DEUTSCHE BANK AG, Germany's biggest bank, plans to sell 238 million euros of bonds based on the default risk of European company loans. Deutsche Bank will buy credit protection on a pool of 166 company loans from Cart 1 Ltd., a company created for the transaction, according to standard & Poor's. Cart will pass the default risk to bond investors. The companies have an average rating of BBB-, said standard & Poor's. (Added May 10).

MERRILL LYNCH & CO., the world's biggest brokerage, plans to sell a collateralized debt obligation based on foreign exchange contracts, the bank said. The so-called CFXO will issue notes in all major currencies and have five-year maturities. Standard & Poor's has rated the CFXO from AAA to BBB. Merrill Lynch is arranging the CFXO, and Credit Agricole Asset Management will manage it. (Added Apr. 4).
Credit CPPI and CPDO

Constant proportion portfolio insurance funds set aside a portion of investors' money to guarantee the initial capital, with the remainder invested in risky assets such as credit- default swaps or bonds.

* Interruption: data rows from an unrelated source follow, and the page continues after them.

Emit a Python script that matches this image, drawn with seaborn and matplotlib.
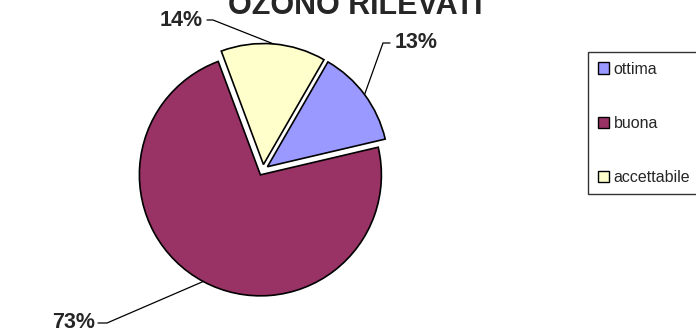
import numpy as np
import matplotlib
matplotlib.use("Agg")
import matplotlib.pyplot as plt
import seaborn as sns

# data
categories = ["ottima", "buona", "accettabile"]
values = [13, 73, 14]
colors = ["#9999FF", "#993366", "#FFFFCC"]
title = "OZONO RILEVATI"

sns.set_theme(style="white")
plt.rcParams["font.family"] = ["Liberation Sans", "DejaVu Sans"]

W, H = 696, 332
fig = plt.figure(figsize=(W / 100, H / 100), dpi=100)
ax = fig.add_axes([0, 0, 1, 1])

cx, cy, r = 263, H - 170, 121
# explode is in data units here (pixels), not a fraction of the radius
wedges, _ = ax.pie(values, colors=colors, startangle=60, counterclock=False,
                   center=(cx, cy), radius=r, explode=[5.5] * 3,
                   wedgeprops=dict(edgecolor="black", linewidth=1.2),
                   frame=True)
ax.set_xlim(0, W)
ax.set_ylim(0, H)
ax.set_aspect("equal")
ax.axis("off")

# label placement per category: (elbow x, elbow y, end x, text x, alignment), px from top-left
label_pos = [
    (383, 43, 390, 395, "left"),
    (107, 323, 98, 95, "right"),
    (213, 20, 207, 203, "right"),
]
total = sum(values)
for w, v, (ex, ey, tx_end, tx, ha) in zip(wedges, values, label_pos):
    mid = np.deg2rad((w.theta1 + w.theta2) / 2)
    px = w.center[0] + w.r * np.cos(mid)
    py = w.center[1] + w.r * np.sin(mid)
    ax.plot([px, ex, tx_end], [py, H - ey, H - ey], color="black", lw=0.9)
    ax.text(tx, H - ey, f"{v / total * 100:.0f}%", ha=ha, va="center",
            fontsize=15.5, fontweight="bold")

fig.text(355 / W, 1 - 14 / H, title, ha="center", va="baseline",
         fontsize=22, fontweight="bold")

leg = ax.legend(wedges, categories, loc="upper left",
                bbox_to_anchor=(588 / W, 1 - 52 / H), bbox_transform=fig.transFigure,
                fontsize=11.5, frameon=True, fancybox=False, borderaxespad=0,
                handlelength=0.7, handleheight=0.7, handletextpad=0.3,
                labelspacing=2.45, borderpad=0.6)
leg.get_frame().set_edgecolor("black")
leg.get_frame().set_linewidth(1.0)
for h in leg.legend_handles:
    h.set_linewidth(1.0)

fig.savefig("out.png", dpi=100)
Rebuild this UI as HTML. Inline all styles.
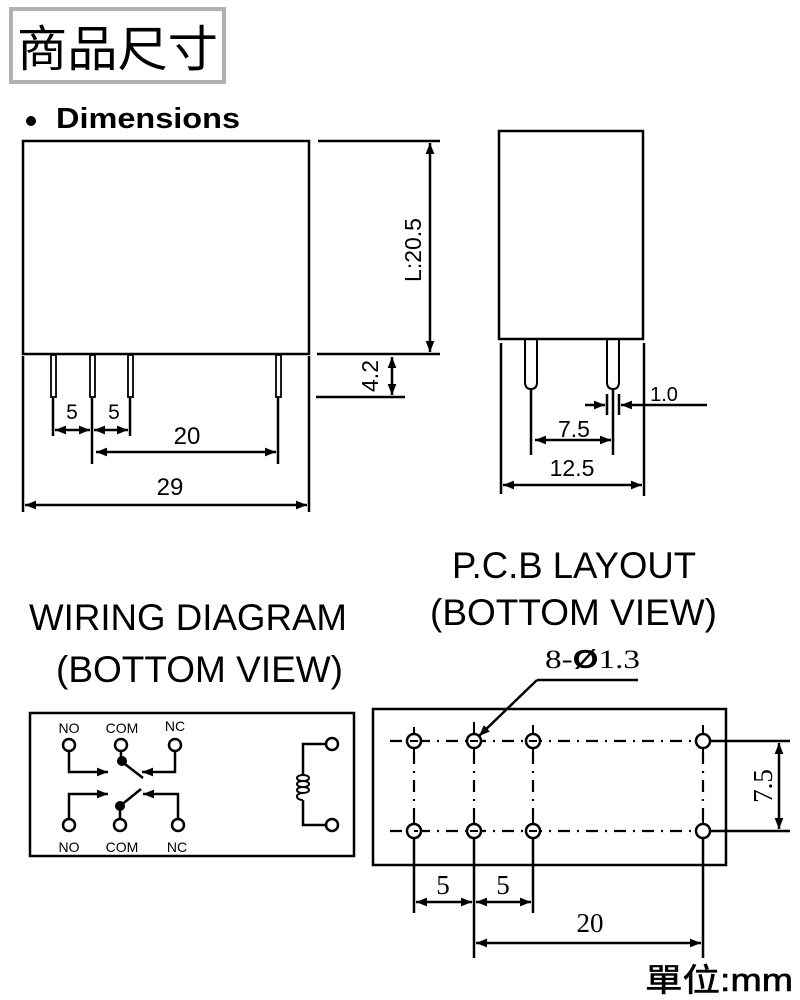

Constant proportion debt obligations are bonds that earn income by selling credit-default swaps. The funds' leverage is adjusted according to predetermined rules to earn a fixed return for investors. Unlike a CPPI, CPDO bonds are not capital guaranteed. (Added Apr 23. )

FORTIS INVESTMENT MANAGEMENT FRANCE SA, a unit of Belgium's biggest financial services company, is marketing a constant proportion debt obligation, according to a statement sent by ABN Amro Holding NV. The deal, called Degas, will sell 10-year notes rated Aaa and Aa2 by Moody's Investors Service, ABN Amro said. The deal will earn a return by selling protection on credit- default swaps of company bonds. It can also buy protection on credit-default swaps, ABN Amro said. (Added Apr. 23).

NATEXIS ASSET MANAGEMENT, a unit of French bank Natixis, is planning a CPDO based on investment-grade companies, according to a person familiar with the deal. The deal, called MaCROS will be linked to a bespoke portfolio of credit-default swaps on companies and will sell bonds rated Aaa and Aa2 by Moody's Investors Service. Deutsche Bank AG is arranging the transaction. (Added March 29).